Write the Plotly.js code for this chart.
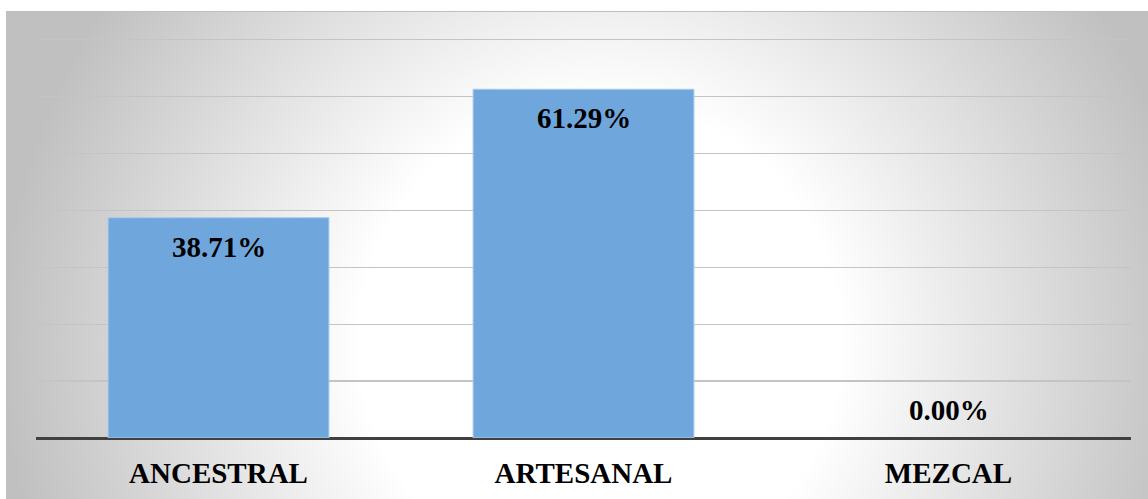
<!DOCTYPE html>
<html>
<head>
<meta charset="utf-8">
<script src="https://cdn.plot.ly/plotly-3.0.1.min.js"></script>
<style>
  html, body { margin: 0; padding: 0; background: #ffffff; }
  #wrap { position: relative; width: 1148px; height: 499px; overflow: hidden; }
  #frame {
    position: absolute; left: 6px; top: 11px; width: 1142px; height: 488px;
    border-top: 1px solid #bdbdbd; box-sizing: border-box;
    background: radial-gradient(circle 600px at 594px 330px, #ffffff 0%, #ffffff 40%, #c0c0c0 100%);
  }
  #chart { position: absolute; left: 0; top: 0; width: 1148px; height: 499px; }
</style>
</head>
<body>
<div id="wrap">
  <div id="frame"></div>
  <div id="chart"></div>
</div>
<script>
const categories = ["ANCESTRAL", "ARTESANAL", "MEZCAL"];
const values = [38.71, 61.29, 0.00];
const labels = values.map(v => v.toFixed(2) + "%");

const serif = "Liberation Serif";

const trace = {
  type: "bar",
  x: categories,
  y: values,
  marker: {
    color: "#6fa7dc",
    line: { color: "#a8caea", width: values.map(v => v > 0 ? 1 : 0) }
  },
  hoverinfo: "none"
};

const annotations = categories.map((c, i) => ({
  x: c,
  y: values[i],
  xref: "x",
  yref: "y",
  text: labels[i],
  showarrow: false,
  yanchor: "middle",
  yshift: values[i] > 0 ? -29 : 28,
  font: { family: serif, size: 29, color: "#000000", weight: "bold" }
}));

const layout = {
  width: 1148,
  height: 499,
  margin: { l: 36, r: 17, t: 34, b: 61 },
  paper_bgcolor: "rgba(0,0,0,0)",
  plot_bgcolor: "rgba(0,0,0,0)",
  bargap: 0.395,
  showlegend: false,
  font: { family: serif },
  xaxis: {
    type: "category",
    showgrid: false,
    showline: false,
    zeroline: false,
    ticks: "",
    ticklabelstandoff: 15,
    tickfont: { family: serif, size: 29, color: "#000000", weight: "bold" }
  },
  yaxis: {
    range: [0, 71],
    tickvals: [0, 10, 20, 30, 40, 50, 60, 70],
    showticklabels: false,
    ticks: "",
    showgrid: true,
    gridcolor: "#c4c4c4",
    gridwidth: 1.3,
    zeroline: true,
    zerolinecolor: "#404040",
    zerolinewidth: 3,
    showline: false,
    fixedrange: true
  },
  annotations: annotations
};

Plotly.newPlot("chart", [trace], layout, { displayModeBar: false, staticPlot: true });
</script>
</body>
</html>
────────────────
§ PROBLEM TO SOLVE:
Reproduce all of the data exactly, omitting each picture it holds.

§ RESPONSE:
Write the Plotly.js code for this chart.
<!DOCTYPE html>
<html>
<head>
<meta charset="utf-8">
<script src="https://cdn.plot.ly/plotly-3.0.1.min.js"></script>
<style>
  html, body { margin: 0; padding: 0; background: #ffffff; }
  #wrap { position: relative; width: 1148px; height: 499px; overflow: hidden; }
  #frame {
    position: absolute; left: 6px; top: 11px; width: 1142px; height: 488px;
    border-top: 1px solid #bdbdbd; box-sizing: border-box;
    background: radial-gradient(circle 600px at 594px 330px, #ffffff 0%, #ffffff 40%, #c0c0c0 100%);
  }
  #chart { position: absolute; left: 0; top: 0; width: 1148px; height: 499px; }
</style>
</head>
<body>
<div id="wrap">
  <div id="frame"></div>
  <div id="chart"></div>
</div>
<script>
const categories = ["ANCESTRAL", "ARTESANAL", "MEZCAL"];
const values = [38.71, 61.29, 0.00];
const labels = values.map(v => v.toFixed(2) + "%");

const serif = "Liberation Serif";

const trace = {
  type: "bar",
  x: categories,
  y: values,
  marker: {
    color: "#6fa7dc",
    line: { color: "#a8caea", width: values.map(v => v > 0 ? 1 : 0) }
  },
  hoverinfo: "none"
};

const annotations = categories.map((c, i) => ({
  x: c,
  y: values[i],
  xref: "x",
  yref: "y",
  text: labels[i],
  showarrow: false,
  yanchor: "middle",
  yshift: values[i] > 0 ? -29 : 28,
  font: { family: serif, size: 29, color: "#000000", weight: "bold" }
}));

const layout = {
  width: 1148,
  height: 499,
  margin: { l: 36, r: 17, t: 34, b: 61 },
  paper_bgcolor: "rgba(0,0,0,0)",
  plot_bgcolor: "rgba(0,0,0,0)",
  bargap: 0.395,
  showlegend: false,
  font: { family: serif },
  xaxis: {
    type: "category",
    showgrid: false,
    showline: false,
    zeroline: false,
    ticks: "",
    ticklabelstandoff: 15,
    tickfont: { family: serif, size: 29, color: "#000000", weight: "bold" }
  },
  yaxis: {
    range: [0, 71],
    tickvals: [0, 10, 20, 30, 40, 50, 60, 70],
    showticklabels: false,
    ticks: "",
    showgrid: true,
    gridcolor: "#c4c4c4",
    gridwidth: 1.3,
    zeroline: true,
    zerolinecolor: "#404040",
    zerolinewidth: 3,
    showline: false,
    fixedrange: true
  },
  annotations: annotations
};

Plotly.newPlot("chart", [trace], layout, { displayModeBar: false, staticPlot: true });
</script>
</body>
</html>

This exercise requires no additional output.